Data extract:
....................
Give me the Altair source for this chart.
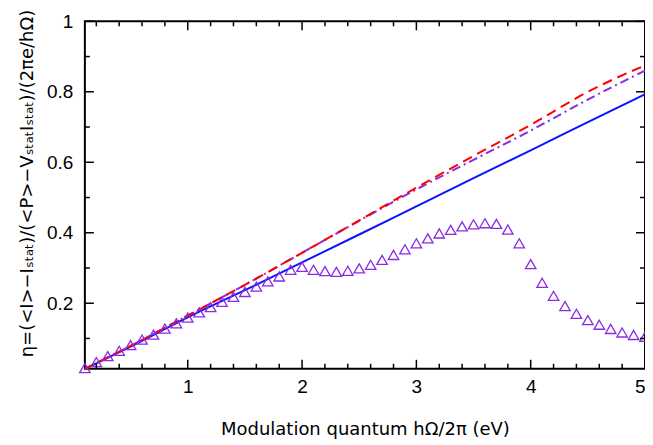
import altair as alt
import pandas as pd

# ---- data ----
x_line = [0.1, 0.5, 1.0, 1.5, 2.0, 2.5, 3.0, 3.5, 4.0, 4.5, 5.0]
blue_solid = [0.014, 0.077, 0.160, 0.237, 0.316, 0.395, 0.475, 0.555, 0.634, 0.714, 0.793]
red_dashed = [0.014, 0.079, 0.165, 0.252, 0.343, 0.435, 0.528, 0.618, 0.706, 0.800, 0.875]
purple_dashdot = [0.014, 0.079, 0.165, 0.252, 0.343, 0.434, 0.523, 0.607, 0.690, 0.778, 0.860]

x_tri = [0.1, 0.2, 0.3, 0.4, 0.5, 0.6, 0.7, 0.8, 0.9, 1.0,
         1.1, 1.2, 1.3, 1.4, 1.5, 1.6, 1.7, 1.8, 1.9, 2.0,
         2.1, 2.2, 2.3, 2.4, 2.5, 2.6, 2.7, 2.8, 2.9, 3.0,
         3.1, 3.2, 3.3, 3.4, 3.5, 3.6, 3.7, 3.8, 3.9, 4.0,
         4.1, 4.2, 4.3, 4.4, 4.5, 4.6, 4.7, 4.8, 4.9, 5.0]
y_tri = [0.016, 0.033, 0.050, 0.065, 0.081, 0.097, 0.111, 0.128, 0.143, 0.159,
         0.174, 0.189, 0.204, 0.218, 0.232, 0.247, 0.262, 0.276, 0.295, 0.303,
         0.295, 0.291, 0.289, 0.292, 0.299, 0.309, 0.323, 0.337, 0.353, 0.370,
         0.384, 0.398, 0.408, 0.418, 0.424, 0.427, 0.425, 0.409, 0.370, 0.311,
         0.258, 0.221, 0.192, 0.170, 0.152, 0.139, 0.127, 0.117, 0.110, 0.105]

x_major = [1, 2, 3, 4, 5]
x_minor = [0.2, 0.4, 0.6, 0.8, 1.2, 1.4, 1.6, 1.8, 2.2, 2.4, 2.6, 2.8,
           3.2, 3.4, 3.6, 3.8, 4.2, 4.4, 4.6, 4.8]
y_major = [0.2, 0.4, 0.6, 0.8, 1.0]
y_minor = [0.1, 0.3, 0.5, 0.7, 0.9]

W, H = 561, 348
FONT = "Liberation Sans"
TFONT = "DejaVu Sans"
BLUE = "#0a14ff"
RED = "#ff0000"
PURPLE = "#8a2be2"

xscale = alt.Scale(domain=[0.1, 5], nice=False, zero=False)
yscale = alt.Scale(domain=[0.014, 1], nice=False, zero=False)

lines = pd.DataFrame({"x": x_line, "blue": blue_solid, "red": red_dashed, "purple": purple_dashdot})
tri = pd.DataFrame({"x": x_tri, "y": y_tri})

xaxis = alt.Axis(values=x_major, format="~f", ticks=False, domain=False, grid=False,
                 labelFont=FONT, labelFontSize=19, labelColor="black", labelPadding=9,
                 title="Modulation quantum hΩ/2π (eV)", titleFont=TFONT, titleFontSize=18,
                 titleFontWeight="normal", titleColor="black",
                 titleX=W / 2, titleY=66, titleBaseline="alphabetic", titleAlign="center")
yaxis = alt.Axis(values=y_major, format=".1~f", ticks=False, domain=False, grid=False,
                 labelFont=FONT, labelFontSize=19, labelColor="black", labelPadding=12,
                 title="η=(<I>−Iₛₜₐₜ)/(<P>−VₛₜₐₜIₛₜₐₜ)/(2πe/hΩ)", titleFont=TFONT,
                 titleFontSize=18, titleFontWeight="normal", titleColor="black",
                 titleX=-57, titleY=162, titleAngle=270, titleAlign="center",
                 titleBaseline="middle")

base = alt.Chart(lines)

blue_l = base.mark_line(color=BLUE, strokeWidth=2, interpolate="monotone").encode(
    x=alt.X("x:Q", scale=xscale, axis=xaxis),
    y=alt.Y("blue:Q", scale=yscale, axis=yaxis))
purple_l = base.mark_line(color=PURPLE, strokeWidth=2, strokeDash=[9, 4, 2, 4],
                          interpolate="monotone").encode(
    x=alt.X("x:Q", scale=xscale), y=alt.Y("purple:Q", scale=yscale))
red_l = base.mark_line(color=RED, strokeWidth=2, strokeDash=[10, 6],
                       interpolate="monotone").encode(
    x=alt.X("x:Q", scale=xscale), y=alt.Y("red:Q", scale=yscale))
tri_l = alt.Chart(tri).mark_point(shape="triangle-up", filled=False, color=PURPLE,
                                  size=110, strokeWidth=1.3, opacity=1).encode(
    x=alt.X("x:Q", scale=xscale), y=alt.Y("y:Q", scale=yscale))


def xticks(vals, length):
    d = pd.DataFrame({"v": vals})
    bottom = alt.Chart(d).mark_rule(color="black", strokeWidth=1.5).encode(
        x=alt.X("v:Q", scale=xscale), y=alt.value(H), y2=alt.value(H - length))
    top = alt.Chart(d).mark_rule(color="black", strokeWidth=1.5).encode(
        x=alt.X("v:Q", scale=xscale), y=alt.value(0), y2=alt.value(length))
    return [bottom, top]


def yticks(vals, length):
    d = pd.DataFrame({"v": vals})
    left = alt.Chart(d).mark_rule(color="black", strokeWidth=1.5).encode(
        y=alt.Y("v:Q", scale=yscale), x=alt.value(0), x2=alt.value(length))
    right = alt.Chart(d).mark_rule(color="black", strokeWidth=1.5).encode(
        y=alt.Y("v:Q", scale=yscale), x=alt.value(W), x2=alt.value(W - length))
    return [left, right]


ticks = xticks(x_major, 9) + xticks(x_minor, 5) + yticks(y_major, 9) + yticks(y_minor, 5)

chart = alt.layer(blue_l, purple_l, red_l, tri_l, *ticks).properties(
    width=W, height=H,
    autosize=alt.AutoSizeParams(type="none"),
    padding={"left": 77, "top": 13, "right": 0, "bottom": 70},
    background="white",
).configure_view(stroke="black", strokeWidth=2)

chart.save("out.html", embed_options={"renderer": "svg", "actions": False})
....................
Description of the task: Restate the data word for word from its first line through the line with "import pandas as pd", leaving out any picture along the way.

Result for this task:
Give me the Altair source for this chart.
import altair as alt
import pandas as pd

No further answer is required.